◆ **Information supplied**
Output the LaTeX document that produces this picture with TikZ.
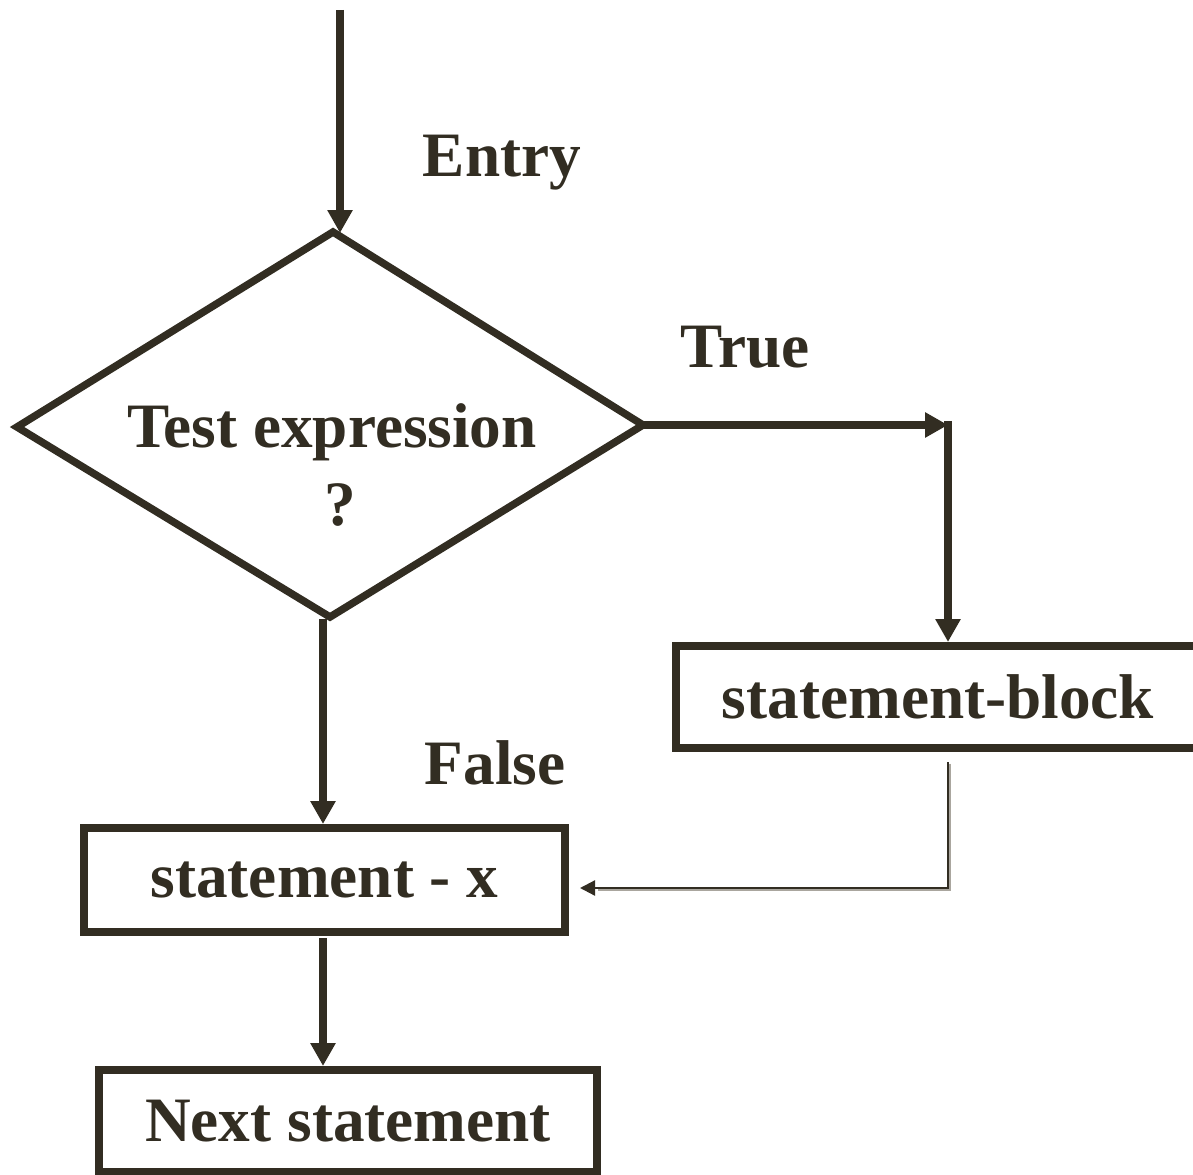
\documentclass[tikz,border=0pt]{standalone}
\usepackage{fontspec}
\setmainfont{Liberation Serif}
\usetikzlibrary{arrows.meta}
\definecolor{ink}{RGB}{50,45,34}
\definecolor{shadowgray}{RGB}{170,166,158}
\begin{document}
\begin{tikzpicture}[x=0.02cm,y=-0.02cm,
  lbl/.style={font=\bfseries\fontsize{36}{42}\selectfont, text=ink, inner sep=0pt},
  boxnode/.style={draw=ink, line width=0.16cm, inner sep=0pt, font=\bfseries\fontsize{36}{42}\selectfont, text=ink},
  thick arrow/.style={draw=ink, line width=0.16cm, -{Triangle[length=0.46cm,width=0.48cm]}},
  thin arrow/.style={draw=ink, line width=0.045cm, -{Triangle[length=0.3cm,width=0.3cm]}}]
\useasboundingbox (0,0) rectangle (1193,1175);
% diamond
\coordinate (dL) at (17,427);
\coordinate (dT) at (333,232);
\coordinate (dR) at (643,425);
\coordinate (dB) at (330,617);
\draw[ink, line width=0.15cm, line join=miter] (dL) -- (dT) -- (dR) -- (dB) -- cycle;
\node[lbl, anchor=base] (t1) at (332,448) {Test expression};
\node[lbl, anchor=base] (t2) at (340,525) {?};
% labels
\node[lbl, anchor=base] (entry) at (502,177) {Entry};
\node[lbl, anchor=base] (true) at (745,368) {True};
\node[lbl, anchor=base] (false) at (495,784) {False};
% boxes
\node[boxnode, minimum width=524*0.02cm, minimum height=102*0.02cm] (blk) at (938,697) {statement-block};
\node[boxnode, minimum width=481*0.02cm, minimum height=104*0.02cm] (sx) at (324.5,880) {statement - x};
\node[boxnode, minimum width=498*0.02cm, minimum height=102*0.02cm] (nxt) at (348,1121) {Next statement};
% connectors
\coordinate (start) at (340,10);
\coordinate (in) at (340,233);
\draw[thick arrow] (start) -- (in);
\coordinate (tc) at (948,425);
\draw[thick arrow] (dR) -- (tc);
\draw[draw=ink, line width=0.16cm] (tc) -- ++(0,4);
\draw[thick arrow] (948,421) -- (blk.north -| tc);
\coordinate (fb) at (323,619);
\draw[thick arrow] (fb) -- (sx.north -| fb);
\coordinate (sb) at (323,938);
\draw[thick arrow] (sb) -- (nxt.north -| sb);
% thin return
\coordinate (rb) at (948,762);
\coordinate (rc) at (948,888);
\coordinate (re) at (580,888);
\draw[draw=shadowgray, line width=0.04cm] ([shift={(1.5,1.5)}]rb) -- ([shift={(1.5,1.5)}]rc) -- ([shift={(18,1.5)}]re);
\draw[thin arrow] (rb) -- (rc) -- (re);
\end{tikzpicture}
\end{document}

◆ **Exercise prompt**
Repeat the material above word for word, please, apart from its images.

◆ **Exercise response**
Output the LaTeX document that produces this picture with TikZ.
\documentclass[tikz,border=0pt]{standalone}
\usepackage{fontspec}
\setmainfont{Liberation Serif}
\usetikzlibrary{arrows.meta}
\definecolor{ink}{RGB}{50,45,34}
\definecolor{shadowgray}{RGB}{170,166,158}
\begin{document}
\begin{tikzpicture}[x=0.02cm,y=-0.02cm,
  lbl/.style={font=\bfseries\fontsize{36}{42}\selectfont, text=ink, inner sep=0pt},
  boxnode/.style={draw=ink, line width=0.16cm, inner sep=0pt, font=\bfseries\fontsize{36}{42}\selectfont, text=ink},
  thick arrow/.style={draw=ink, line width=0.16cm, -{Triangle[length=0.46cm,width=0.48cm]}},
  thin arrow/.style={draw=ink, line width=0.045cm, -{Triangle[length=0.3cm,width=0.3cm]}}]
\useasboundingbox (0,0) rectangle (1193,1175);
% diamond
\coordinate (dL) at (17,427);
\coordinate (dT) at (333,232);
\coordinate (dR) at (643,425);
\coordinate (dB) at (330,617);
\draw[ink, line width=0.15cm, line join=miter] (dL) -- (dT) -- (dR) -- (dB) -- cycle;
\node[lbl, anchor=base] (t1) at (332,448) {Test expression};
\node[lbl, anchor=base] (t2) at (340,525) {?};
% labels
\node[lbl, anchor=base] (entry) at (502,177) {Entry};
\node[lbl, anchor=base] (true) at (745,368) {True};
\node[lbl, anchor=base] (false) at (495,784) {False};
% boxes
\node[boxnode, minimum width=524*0.02cm, minimum height=102*0.02cm] (blk) at (938,697) {statement-block};
\node[boxnode, minimum width=481*0.02cm, minimum height=104*0.02cm] (sx) at (324.5,880) {statement - x};
\node[boxnode, minimum width=498*0.02cm, minimum height=102*0.02cm] (nxt) at (348,1121) {Next statement};
% connectors
\coordinate (start) at (340,10);
\coordinate (in) at (340,233);
\draw[thick arrow] (start) -- (in);
\coordinate (tc) at (948,425);
\draw[thick arrow] (dR) -- (tc);
\draw[draw=ink, line width=0.16cm] (tc) -- ++(0,4);
\draw[thick arrow] (948,421) -- (blk.north -| tc);
\coordinate (fb) at (323,619);
\draw[thick arrow] (fb) -- (sx.north -| fb);
\coordinate (sb) at (323,938);
\draw[thick arrow] (sb) -- (nxt.north -| sb);
% thin return
\coordinate (rb) at (948,762);
\coordinate (rc) at (948,888);
\coordinate (re) at (580,888);
\draw[draw=shadowgray, line width=0.04cm] ([shift={(1.5,1.5)}]rb) -- ([shift={(1.5,1.5)}]rc) -- ([shift={(18,1.5)}]re);
\draw[thin arrow] (rb) -- (rc) -- (re);
\end{tikzpicture}
\end{document}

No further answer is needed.